■ **Supplied records**

━━━━

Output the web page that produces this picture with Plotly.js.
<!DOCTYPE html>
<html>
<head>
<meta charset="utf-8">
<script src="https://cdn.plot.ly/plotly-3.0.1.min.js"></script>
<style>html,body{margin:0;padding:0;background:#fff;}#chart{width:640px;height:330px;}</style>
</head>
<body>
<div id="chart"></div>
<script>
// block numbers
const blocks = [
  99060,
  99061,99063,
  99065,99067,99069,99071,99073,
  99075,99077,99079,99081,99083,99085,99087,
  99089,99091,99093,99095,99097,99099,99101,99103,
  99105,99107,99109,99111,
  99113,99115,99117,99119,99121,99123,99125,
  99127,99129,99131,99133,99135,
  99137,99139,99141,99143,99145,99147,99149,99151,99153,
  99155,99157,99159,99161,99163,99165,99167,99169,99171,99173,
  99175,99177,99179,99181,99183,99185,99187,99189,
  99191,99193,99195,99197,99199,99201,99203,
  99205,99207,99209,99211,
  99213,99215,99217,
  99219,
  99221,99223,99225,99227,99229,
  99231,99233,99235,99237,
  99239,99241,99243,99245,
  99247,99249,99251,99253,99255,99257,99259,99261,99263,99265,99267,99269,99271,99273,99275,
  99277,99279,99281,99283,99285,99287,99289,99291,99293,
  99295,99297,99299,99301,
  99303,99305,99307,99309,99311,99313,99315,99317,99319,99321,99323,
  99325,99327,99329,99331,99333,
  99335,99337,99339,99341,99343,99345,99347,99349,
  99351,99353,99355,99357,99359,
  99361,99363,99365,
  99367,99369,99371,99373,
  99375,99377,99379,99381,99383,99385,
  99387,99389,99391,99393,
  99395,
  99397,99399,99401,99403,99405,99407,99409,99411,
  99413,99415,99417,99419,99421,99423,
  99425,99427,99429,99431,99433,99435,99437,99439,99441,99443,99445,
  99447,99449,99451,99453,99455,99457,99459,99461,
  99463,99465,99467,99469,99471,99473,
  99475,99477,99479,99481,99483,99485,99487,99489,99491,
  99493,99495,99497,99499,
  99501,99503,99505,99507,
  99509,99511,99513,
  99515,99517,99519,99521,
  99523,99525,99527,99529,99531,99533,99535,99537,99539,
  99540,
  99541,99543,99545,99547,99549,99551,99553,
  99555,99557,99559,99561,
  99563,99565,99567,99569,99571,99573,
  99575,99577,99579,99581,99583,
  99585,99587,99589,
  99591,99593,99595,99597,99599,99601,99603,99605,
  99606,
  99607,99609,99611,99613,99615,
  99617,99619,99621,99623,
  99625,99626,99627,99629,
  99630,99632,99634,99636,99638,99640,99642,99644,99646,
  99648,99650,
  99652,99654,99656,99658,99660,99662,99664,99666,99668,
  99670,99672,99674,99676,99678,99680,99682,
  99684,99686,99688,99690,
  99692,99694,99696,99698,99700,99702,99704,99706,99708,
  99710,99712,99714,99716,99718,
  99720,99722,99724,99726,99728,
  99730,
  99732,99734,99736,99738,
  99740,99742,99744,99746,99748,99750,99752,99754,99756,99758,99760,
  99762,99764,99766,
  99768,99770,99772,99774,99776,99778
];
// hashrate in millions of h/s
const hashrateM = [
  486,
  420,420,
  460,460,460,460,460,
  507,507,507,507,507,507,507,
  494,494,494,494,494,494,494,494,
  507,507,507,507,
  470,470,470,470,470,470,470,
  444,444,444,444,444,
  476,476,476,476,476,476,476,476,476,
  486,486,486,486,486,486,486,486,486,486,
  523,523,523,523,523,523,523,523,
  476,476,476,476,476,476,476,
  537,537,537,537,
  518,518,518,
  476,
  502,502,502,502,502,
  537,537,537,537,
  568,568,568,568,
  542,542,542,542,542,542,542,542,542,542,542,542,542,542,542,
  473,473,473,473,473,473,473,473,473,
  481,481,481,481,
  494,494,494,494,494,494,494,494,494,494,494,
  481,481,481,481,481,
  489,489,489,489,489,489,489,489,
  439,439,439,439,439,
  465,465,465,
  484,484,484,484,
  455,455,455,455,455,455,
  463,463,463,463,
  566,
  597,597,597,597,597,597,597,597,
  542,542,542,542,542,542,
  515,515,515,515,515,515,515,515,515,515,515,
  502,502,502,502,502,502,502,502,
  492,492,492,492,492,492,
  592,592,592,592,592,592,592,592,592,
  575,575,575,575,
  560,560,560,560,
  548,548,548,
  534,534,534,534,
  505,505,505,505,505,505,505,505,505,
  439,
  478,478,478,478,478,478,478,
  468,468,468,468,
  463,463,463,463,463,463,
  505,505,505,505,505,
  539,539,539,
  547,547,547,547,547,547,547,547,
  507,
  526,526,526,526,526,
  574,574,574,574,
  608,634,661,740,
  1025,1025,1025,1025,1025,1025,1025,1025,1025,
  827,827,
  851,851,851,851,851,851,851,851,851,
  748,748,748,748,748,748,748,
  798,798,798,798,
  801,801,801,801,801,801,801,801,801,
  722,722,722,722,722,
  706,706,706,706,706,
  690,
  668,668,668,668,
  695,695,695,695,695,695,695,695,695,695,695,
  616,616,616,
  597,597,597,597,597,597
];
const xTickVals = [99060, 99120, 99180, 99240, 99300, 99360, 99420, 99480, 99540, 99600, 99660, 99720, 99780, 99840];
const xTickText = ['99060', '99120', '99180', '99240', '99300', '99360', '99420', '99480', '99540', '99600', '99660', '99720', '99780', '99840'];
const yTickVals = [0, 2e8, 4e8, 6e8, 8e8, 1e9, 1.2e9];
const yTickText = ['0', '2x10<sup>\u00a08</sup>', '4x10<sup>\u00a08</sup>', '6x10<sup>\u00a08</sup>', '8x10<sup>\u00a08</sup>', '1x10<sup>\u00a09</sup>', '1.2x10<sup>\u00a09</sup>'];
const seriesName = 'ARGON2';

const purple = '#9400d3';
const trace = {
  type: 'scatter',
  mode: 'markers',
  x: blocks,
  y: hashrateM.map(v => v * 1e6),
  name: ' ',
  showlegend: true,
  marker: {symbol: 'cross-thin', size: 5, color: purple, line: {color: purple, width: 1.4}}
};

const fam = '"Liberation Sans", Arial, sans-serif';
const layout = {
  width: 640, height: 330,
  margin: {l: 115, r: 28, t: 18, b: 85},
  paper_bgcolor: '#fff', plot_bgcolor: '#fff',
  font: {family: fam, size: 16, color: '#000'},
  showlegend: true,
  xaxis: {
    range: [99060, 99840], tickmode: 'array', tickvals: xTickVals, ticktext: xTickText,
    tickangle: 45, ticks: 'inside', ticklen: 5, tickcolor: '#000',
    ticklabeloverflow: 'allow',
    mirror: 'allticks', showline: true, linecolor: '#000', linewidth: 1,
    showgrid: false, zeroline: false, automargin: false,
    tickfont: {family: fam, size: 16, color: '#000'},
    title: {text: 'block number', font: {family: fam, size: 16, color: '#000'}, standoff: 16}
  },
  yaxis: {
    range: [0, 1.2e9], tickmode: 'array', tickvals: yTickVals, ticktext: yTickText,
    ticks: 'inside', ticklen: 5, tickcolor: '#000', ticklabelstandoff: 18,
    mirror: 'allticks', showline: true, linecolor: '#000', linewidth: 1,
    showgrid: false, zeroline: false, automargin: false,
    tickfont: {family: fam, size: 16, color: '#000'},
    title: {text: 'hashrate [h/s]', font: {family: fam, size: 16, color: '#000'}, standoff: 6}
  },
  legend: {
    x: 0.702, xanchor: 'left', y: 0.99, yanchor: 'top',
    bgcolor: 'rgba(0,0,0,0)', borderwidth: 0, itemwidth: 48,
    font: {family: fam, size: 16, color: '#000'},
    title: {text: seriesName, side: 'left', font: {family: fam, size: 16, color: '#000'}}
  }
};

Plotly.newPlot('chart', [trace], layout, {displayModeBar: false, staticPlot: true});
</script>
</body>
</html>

━━━━

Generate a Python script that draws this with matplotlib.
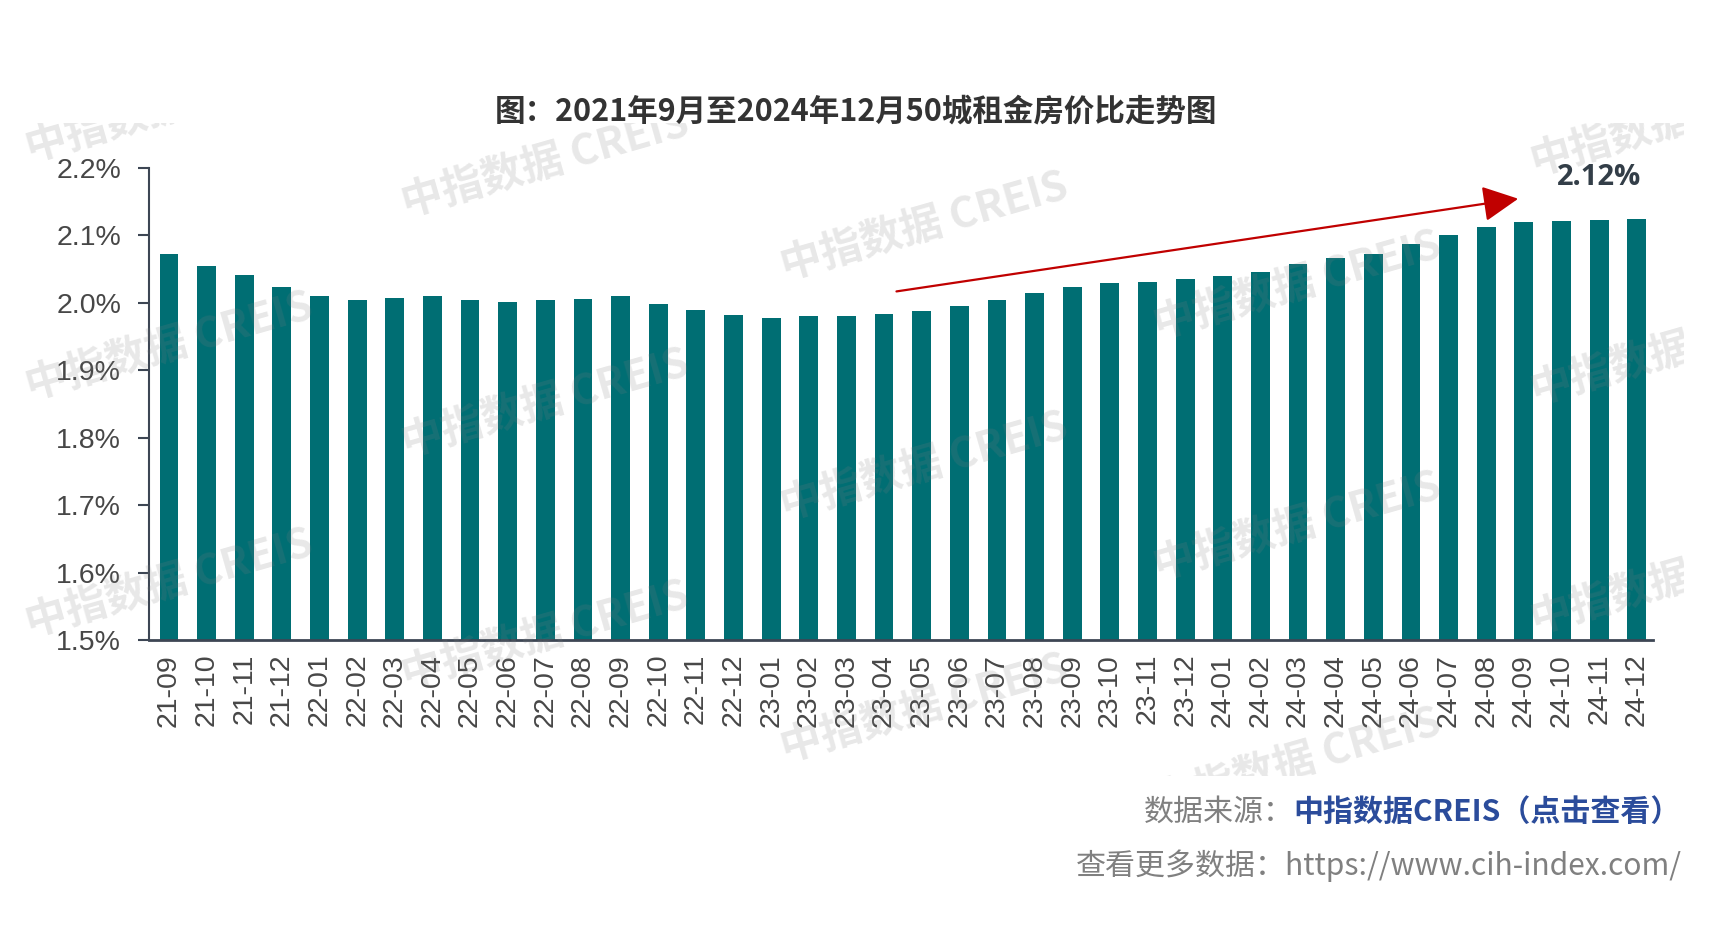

━━━━

■ **Short task**
From the listing above, return each line with the word "that".

■ **Task solution**
Output the web page that produces this picture with Plotly.js.
Generate a Python script that draws this with matplotlib.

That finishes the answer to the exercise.